Task prompt
Return nothing but the lines from the one with "Output the web" through the one with "var yTicks = [0.67, 0.68, 0.69, 0.70, 0.71, 0.72, 0.73];" in the data below, word for word and without pictures.

Exercise materials
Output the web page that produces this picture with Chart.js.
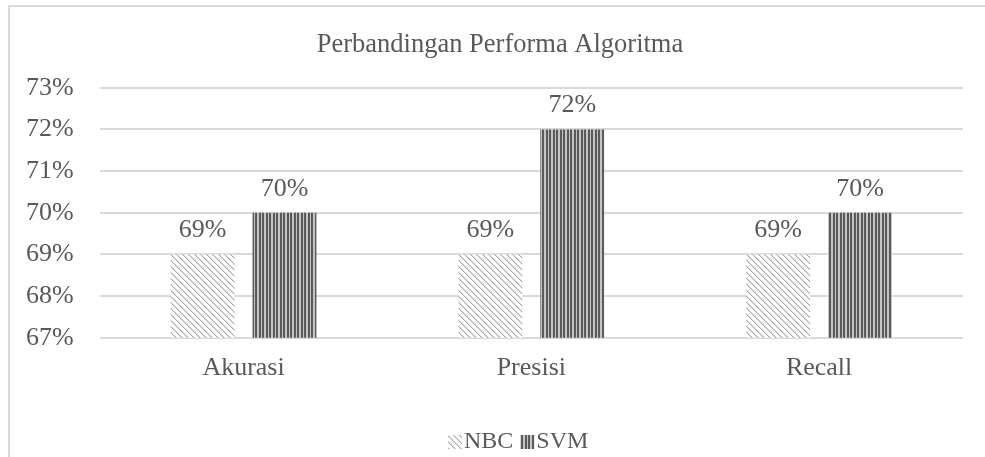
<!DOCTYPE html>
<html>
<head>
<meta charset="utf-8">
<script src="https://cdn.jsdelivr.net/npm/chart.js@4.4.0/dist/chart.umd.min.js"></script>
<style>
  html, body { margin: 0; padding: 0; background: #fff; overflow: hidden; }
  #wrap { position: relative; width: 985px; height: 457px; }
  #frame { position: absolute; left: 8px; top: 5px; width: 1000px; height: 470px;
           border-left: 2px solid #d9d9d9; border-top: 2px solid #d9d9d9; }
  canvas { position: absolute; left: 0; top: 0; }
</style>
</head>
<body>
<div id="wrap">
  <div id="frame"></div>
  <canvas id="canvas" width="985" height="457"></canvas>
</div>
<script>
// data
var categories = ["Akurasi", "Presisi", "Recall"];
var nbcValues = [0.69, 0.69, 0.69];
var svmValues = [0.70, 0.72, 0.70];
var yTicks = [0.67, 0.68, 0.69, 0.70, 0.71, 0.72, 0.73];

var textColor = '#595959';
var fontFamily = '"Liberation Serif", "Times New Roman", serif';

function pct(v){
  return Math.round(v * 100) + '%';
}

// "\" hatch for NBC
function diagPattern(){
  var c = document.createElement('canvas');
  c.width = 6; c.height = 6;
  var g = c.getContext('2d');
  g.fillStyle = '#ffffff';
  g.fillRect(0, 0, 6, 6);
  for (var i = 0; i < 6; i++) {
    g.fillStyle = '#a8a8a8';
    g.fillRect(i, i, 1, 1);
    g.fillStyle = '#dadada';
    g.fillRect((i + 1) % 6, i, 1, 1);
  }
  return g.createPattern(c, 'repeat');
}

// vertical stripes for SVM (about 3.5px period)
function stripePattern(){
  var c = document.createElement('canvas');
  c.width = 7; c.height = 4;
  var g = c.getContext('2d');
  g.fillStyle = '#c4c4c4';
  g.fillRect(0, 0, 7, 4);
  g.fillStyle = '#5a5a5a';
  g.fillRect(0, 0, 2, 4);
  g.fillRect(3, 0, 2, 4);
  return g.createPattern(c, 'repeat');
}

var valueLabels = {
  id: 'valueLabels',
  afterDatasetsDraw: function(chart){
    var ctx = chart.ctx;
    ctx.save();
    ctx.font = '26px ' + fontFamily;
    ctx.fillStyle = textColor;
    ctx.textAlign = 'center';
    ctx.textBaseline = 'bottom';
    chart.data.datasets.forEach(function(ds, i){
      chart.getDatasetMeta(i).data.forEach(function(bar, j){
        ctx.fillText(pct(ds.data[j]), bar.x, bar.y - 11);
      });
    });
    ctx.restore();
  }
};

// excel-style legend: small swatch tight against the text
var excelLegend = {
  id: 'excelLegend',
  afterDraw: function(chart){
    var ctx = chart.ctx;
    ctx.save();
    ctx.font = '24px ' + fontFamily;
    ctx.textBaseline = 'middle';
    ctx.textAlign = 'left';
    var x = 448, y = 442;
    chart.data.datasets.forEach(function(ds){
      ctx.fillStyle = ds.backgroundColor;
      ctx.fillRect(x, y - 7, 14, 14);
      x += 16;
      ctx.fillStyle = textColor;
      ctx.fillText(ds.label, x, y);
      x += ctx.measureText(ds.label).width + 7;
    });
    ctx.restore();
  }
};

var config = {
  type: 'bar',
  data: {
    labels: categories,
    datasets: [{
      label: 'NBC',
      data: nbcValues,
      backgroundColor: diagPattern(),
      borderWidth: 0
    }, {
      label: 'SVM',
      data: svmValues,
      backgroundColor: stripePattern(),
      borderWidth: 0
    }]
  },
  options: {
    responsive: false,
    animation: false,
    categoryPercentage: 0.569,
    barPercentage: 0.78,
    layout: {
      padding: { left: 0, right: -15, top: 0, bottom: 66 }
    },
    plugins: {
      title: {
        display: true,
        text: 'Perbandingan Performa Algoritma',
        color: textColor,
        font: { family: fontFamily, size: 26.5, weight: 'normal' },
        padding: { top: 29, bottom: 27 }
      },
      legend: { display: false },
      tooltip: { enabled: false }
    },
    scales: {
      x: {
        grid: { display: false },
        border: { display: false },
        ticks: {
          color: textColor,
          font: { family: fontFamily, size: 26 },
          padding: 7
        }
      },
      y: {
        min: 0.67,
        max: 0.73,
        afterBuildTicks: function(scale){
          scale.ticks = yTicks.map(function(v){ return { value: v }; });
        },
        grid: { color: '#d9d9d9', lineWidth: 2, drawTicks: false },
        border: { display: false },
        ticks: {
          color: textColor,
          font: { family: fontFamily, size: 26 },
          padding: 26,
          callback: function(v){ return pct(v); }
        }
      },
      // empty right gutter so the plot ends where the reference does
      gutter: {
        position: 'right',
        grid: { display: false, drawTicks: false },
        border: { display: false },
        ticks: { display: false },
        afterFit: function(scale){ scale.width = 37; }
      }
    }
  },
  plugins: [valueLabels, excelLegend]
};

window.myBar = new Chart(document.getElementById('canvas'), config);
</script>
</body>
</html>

* * *

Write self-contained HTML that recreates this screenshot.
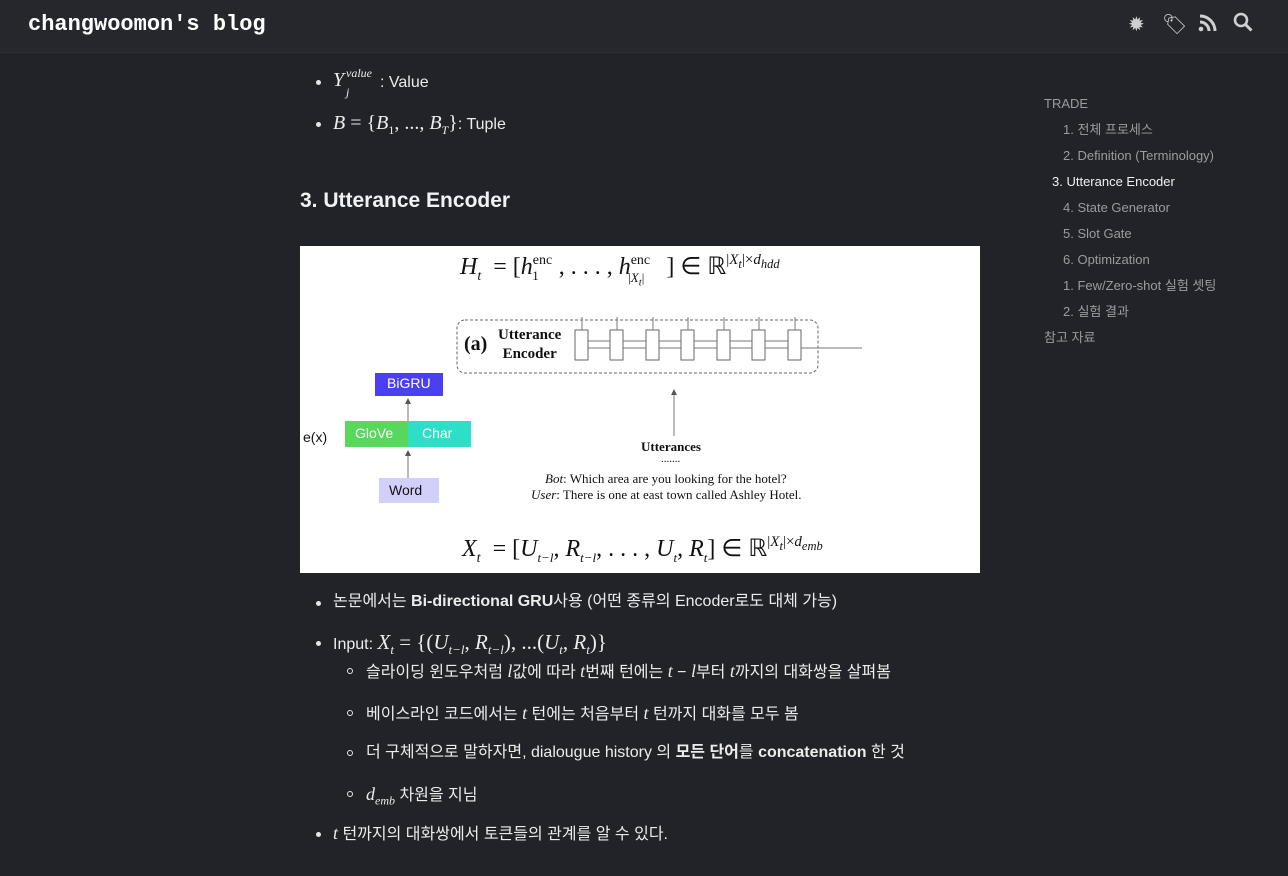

The completed task
Output the web page that produces this picture with Chart.js.
<!DOCTYPE html>
<html>
<head>
<meta charset="utf-8">
<script src="https://cdn.jsdelivr.net/npm/chart.js@4.4.0/dist/chart.umd.min.js"></script>
<style>
  html, body { margin: 0; padding: 0; background: #fff; overflow: hidden; }
  #wrap { position: relative; width: 985px; height: 457px; }
  #frame { position: absolute; left: 8px; top: 5px; width: 1000px; height: 470px;
           border-left: 2px solid #d9d9d9; border-top: 2px solid #d9d9d9; }
  canvas { position: absolute; left: 0; top: 0; }
</style>
</head>
<body>
<div id="wrap">
  <div id="frame"></div>
  <canvas id="canvas" width="985" height="457"></canvas>
</div>
<script>
// data
var categories = ["Akurasi", "Presisi", "Recall"];
var nbcValues = [0.69, 0.69, 0.69];
var svmValues = [0.70, 0.72, 0.70];
var yTicks = [0.67, 0.68, 0.69, 0.70, 0.71, 0.72, 0.73];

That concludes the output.